» Exercise: Quote the records exactly, starting at the first line and stopping after the line with "35, bottom: 202"; skip the pictures.

-------- Extracted material --------

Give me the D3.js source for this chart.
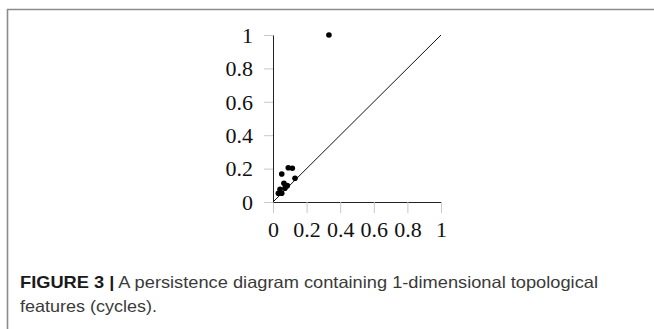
<!DOCTYPE html>
<html>
<head>
<meta charset="utf-8">
<script src="https://cdn.jsdelivr.net/npm/d3@7"></script>
<style>
  body { margin: 0; background: #fff; }
  .axis text { font-family: 'Liberation Serif', serif; font-size: 22px; fill: #111; }
  .axis .domain { stroke: #222; }
  .axis .tick line { stroke: #c8c8c8; }
</style>
</head>
<body>
<div id="chart"></div>
<script>
// birth / death pairs of the 1-dimensional features
const births = [0.333, 0.052, 0.091, 0.115, 0.131, 0.065, 0.085, 0.071, 0.042, 0.032, 0.052];
const deaths = [1.0, 0.168, 0.205, 0.202, 0.142, 0.112, 0.098, 0.082, 0.076, 0.052, 0.052];
const tickVals = [0, 0.2, 0.4, 0.6, 0.8, 1];
const captionBold = 'FIGURE 3 |';
const captionLine1 = ' A persistence diagram containing 1-dimensional topological';
const captionLine2 = 'features (cycles).';

const width = 654;
const height = 329;
const plot = { left: 273, right: 441, top: 35, bottom: 202 };

const svg = d3.select('#chart')
  .append('svg')
  .attr('width', width)
  .attr('height', height);

// frame around the figure
svg.append('path')
  .attr('d', 'M7.5,' + height + 'V9.5H' + width)
  .attr('fill', 'none')
  .attr('stroke', '#8c8c8c')
  .attr('stroke-width', 1.6);

const xScale = d3.scaleLinear().domain([0, 1]).range([plot.left, plot.right]);
const yScale = d3.scaleLinear().domain([0, 1]).range([plot.bottom, plot.top]);

const xAxis = d3.axisBottom(xScale)
  .tickValues(tickVals)
  .tickSize(11)
  .tickSizeOuter(0)
  .tickFormat((d) => String(d));

svg.append('g')
  .attr('class', 'axis')
  .attr('transform', 'translate(0,' + plot.bottom + ')')
  .call(xAxis)
  .selectAll('text')
  .attr('y', 35)
  .attr('dy', 0);

const yAxis = d3.axisLeft(yScale)
  .tickValues(tickVals)
  .tickSize(9)
  .tickSizeOuter(0)
  .tickPadding(11)
  .tickFormat((d) => String(d));

svg.append('g')
  .attr('class', 'axis')
  .attr('transform', 'translate(' + plot.left + ',0)')
  .call(yAxis)
  .selectAll('text')
  .attr('dy', '0.33em');

// diagonal birth = death
svg.append('line')
  .attr('x1', xScale(0))
  .attr('y1', yScale(0))
  .attr('x2', xScale(1))
  .attr('y2', yScale(1))
  .attr('stroke', '#111')
  .attr('stroke-width', 1);

const points = births.map((b, i) => ({ x: b, y: deaths[i] }));
svg.append('g')
  .selectAll('circle')
  .data(points)
  .join('circle')
  .attr('cx', (d) => xScale(d.x))
  .attr('cy', (d) => yScale(d.y))
  .attr('r', 2.8)
  .attr('fill', '#000');

// caption
const cap = svg.append('g')
  .style('font-family', "'Liberation Sans', Arial, sans-serif")
  .style('font-size', '16.5px');

const t1 = cap.append('text')
  .attr('x', 20)
  .attr('y', 288)
  .attr('textLength', 578)
  .attr('lengthAdjust', 'spacingAndGlyphs');
t1.append('tspan').attr('font-weight', 'bold').attr('fill', '#1a1a1a').text(captionBold);
t1.append('tspan').attr('fill', '#3a3a3a').text(captionLine1);

cap.append('text')
  .attr('x', 20)
  .attr('y', 312)
  .attr('textLength', 137)
  .attr('lengthAdjust', 'spacingAndGlyphs')
  .attr('fill', '#3a3a3a')
  .text(captionLine2);
</script>
</body>
</html>
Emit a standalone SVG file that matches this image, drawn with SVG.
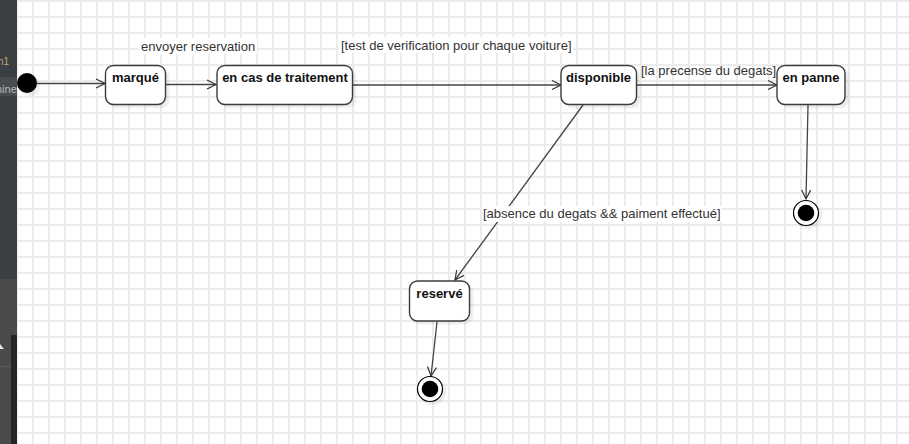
<svg xmlns="http://www.w3.org/2000/svg" width="909" height="444" viewBox="0 0 909 444">
<defs>
<pattern id="grid" x="0" y="0" width="16" height="16" patternUnits="userSpaceOnUse">
<path d="M0 1H16M1 0V16" stroke="#ececec" stroke-width="2" fill="none"/>
</pattern>
<marker id="arr" markerWidth="12" markerHeight="12" refX="10" refY="6" orient="auto" markerUnits="userSpaceOnUse">
<path d="M1 1.5L10 6L1 10.5" fill="none" stroke="#333" stroke-width="1.2"/>
</marker>
<filter id="sh" x="-20%" y="-20%" width="150%" height="150%">
<feGaussianBlur stdDeviation="1"/>
</filter>
</defs>
<style>
.state rect.b{fill:#fff;stroke:#3c3c3c;stroke-width:1.4}
.state rect.s{fill:#000;opacity:0.08}
.state text{font-family:"Liberation Sans",Arial,sans-serif;font-size:13px;font-weight:bold;fill:#111;text-anchor:middle}
.lbl{font-family:"Liberation Sans",Arial,sans-serif;font-size:13px;fill:#333}
.conn path{fill:none;stroke:#444;stroke-width:1.3;marker-end:url(#arr)}
.sh{fill:#000;opacity:0.08}
</style>
<rect width="909" height="444" fill="#fff"/>
<rect x="17" y="0" width="892" height="444" fill="url(#grid)"/>
<g id="sidepanel">
<rect x="0" y="0" width="17" height="279" fill="#3a3f43"/>
<rect x="0" y="77" width="17" height="19" fill="#474c50"/>
<rect x="0" y="279" width="17" height="165" fill="#494a4b"/>
<rect x="11" y="335" width="6" height="109" fill="#252525"/>
<rect x="0" y="366" width="11" height="1" fill="#5c5c5c"/>
<path d="M0 344L4 349H0Z" fill="#e6e6e6"/>
<text x="-2" y="65" font-family="Liberation Sans,Arial,sans-serif" font-size="10" fill="#c9a46c">n1</text>
<text x="-4" y="93" font-family="Liberation Sans,Arial,sans-serif" font-size="11" fill="#b8b8b8">nine</text>
</g>
<g id="connectors" class="conn">
<path d="M37 83.5H105"/>
<path d="M166 84.5H216"/>
<path d="M353 85H561"/>
<path d="M637 85H777"/>
<path d="M808 105L806 199"/>
<path d="M583 105L455 280"/>
<path d="M437 322L431 376"/>
</g>
<g id="labels">
<rect x="139" y="38" width="118" height="16" fill="#fff"/>
<text class="lbl" x="141" y="51">envoyer reservation</text>
<rect x="339" y="37" width="234" height="16" fill="#fff"/>
<text class="lbl" x="341" y="50">[test de verification pour chaque voiture]</text>
<text class="lbl" x="641" y="75">[la precense du degats]</text>
<rect x="482" y="206" width="240" height="16" fill="#fff"/>
<text class="lbl" x="483" y="218">[absence du degats &amp;&amp; paiment effectué]</text>
</g>
<g id="initial">
<circle cx="30" cy="86" r="10" class="sh" filter="url(#sh)"/>
<circle cx="27" cy="83" r="10" fill="#000"/>
</g>
<g id="marque" class="state">
<rect class="s" x="108" y="68" width="61" height="40" rx="8" filter="url(#sh)"/>
<rect class="b" x="105.5" y="65.5" width="60" height="39" rx="8"/>
<text x="135.5" y="82">marqué</text>
</g>
<g id="traitement" class="state">
<rect class="s" x="220" y="68" width="136" height="40" rx="8" filter="url(#sh)"/>
<rect class="b" x="217" y="65.5" width="135.5" height="39" rx="8"/>
<text x="285" y="82">en cas de traitement</text>
</g>
<g id="disponible" class="state">
<rect class="s" x="564" y="68" width="76" height="40" rx="8" filter="url(#sh)"/>
<rect class="b" x="561" y="65.5" width="75.5" height="39" rx="8"/>
<text x="598.5" y="82">disponible</text>
</g>
<g id="enpanne" class="state">
<rect class="s" x="780" y="68" width="69" height="40" rx="8" filter="url(#sh)"/>
<rect class="b" x="777" y="65.5" width="68" height="39" rx="8"/>
<text x="811" y="82">en panne</text>
</g>
<g id="reserve" class="state">
<rect class="s" x="412" y="284" width="61" height="40" rx="8" filter="url(#sh)"/>
<rect class="b" x="409.5" y="281" width="60" height="40" rx="8"/>
<text x="439.5" y="298">reservé</text>
</g>
<g id="final1">
<circle cx="809" cy="216" r="13" class="sh" filter="url(#sh)"/>
<circle cx="806" cy="213" r="12.5" fill="#fff" stroke="#000" stroke-width="1.2"/>
<circle cx="806" cy="213" r="8.3" fill="#000"/>
</g>
<g id="final2">
<circle cx="433" cy="392" r="13" class="sh" filter="url(#sh)"/>
<circle cx="430" cy="389" r="12.5" fill="#fff" stroke="#000" stroke-width="1.2"/>
<circle cx="430" cy="389" r="8.3" fill="#000"/>
</g>
</svg>
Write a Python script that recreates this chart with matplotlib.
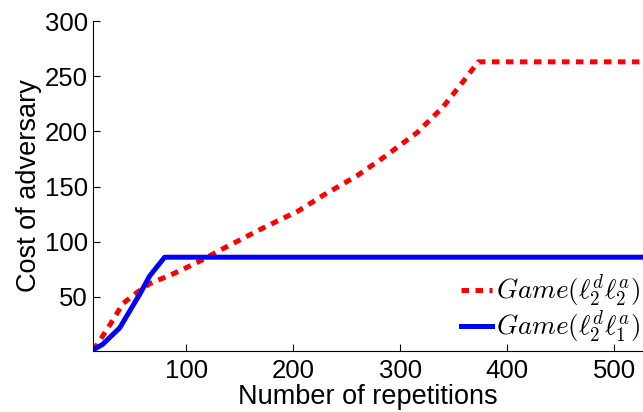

--------

» Exercise solution:
Give me the D3.js source for this chart.
<!DOCTYPE html>
<html>
<head>
<meta charset="utf-8">
<script src="https://cdn.jsdelivr.net/npm/d3@7"></script>
<style>
  body { margin: 0; background: #fff; }
  .axis text { font-family: 'Liberation Serif', serif; font-size: 22px; fill: #111; }
  .axis .domain { stroke: #222; }
  .axis .tick line { stroke: #c8c8c8; }
</style>
</head>
<body>
<div id="chart"></div>
<script>
// birth / death pairs of the 1-dimensional features
const births = [0.333, 0.052, 0.091, 0.115, 0.131, 0.065, 0.085, 0.071, 0.042, 0.032, 0.052];
const deaths = [1.0, 0.168, 0.205, 0.202, 0.142, 0.112, 0.098, 0.082, 0.076, 0.052, 0.052];
const tickVals = [0, 0.2, 0.4, 0.6, 0.8, 1];
const captionBold = 'FIGURE 3 |';
const captionLine1 = ' A persistence diagram containing 1-dimensional topological';
const captionLine2 = 'features (cycles).';

const width = 654;
const height = 329;
const plot = { left: 273, right: 441, top: 35, bottom: 202 };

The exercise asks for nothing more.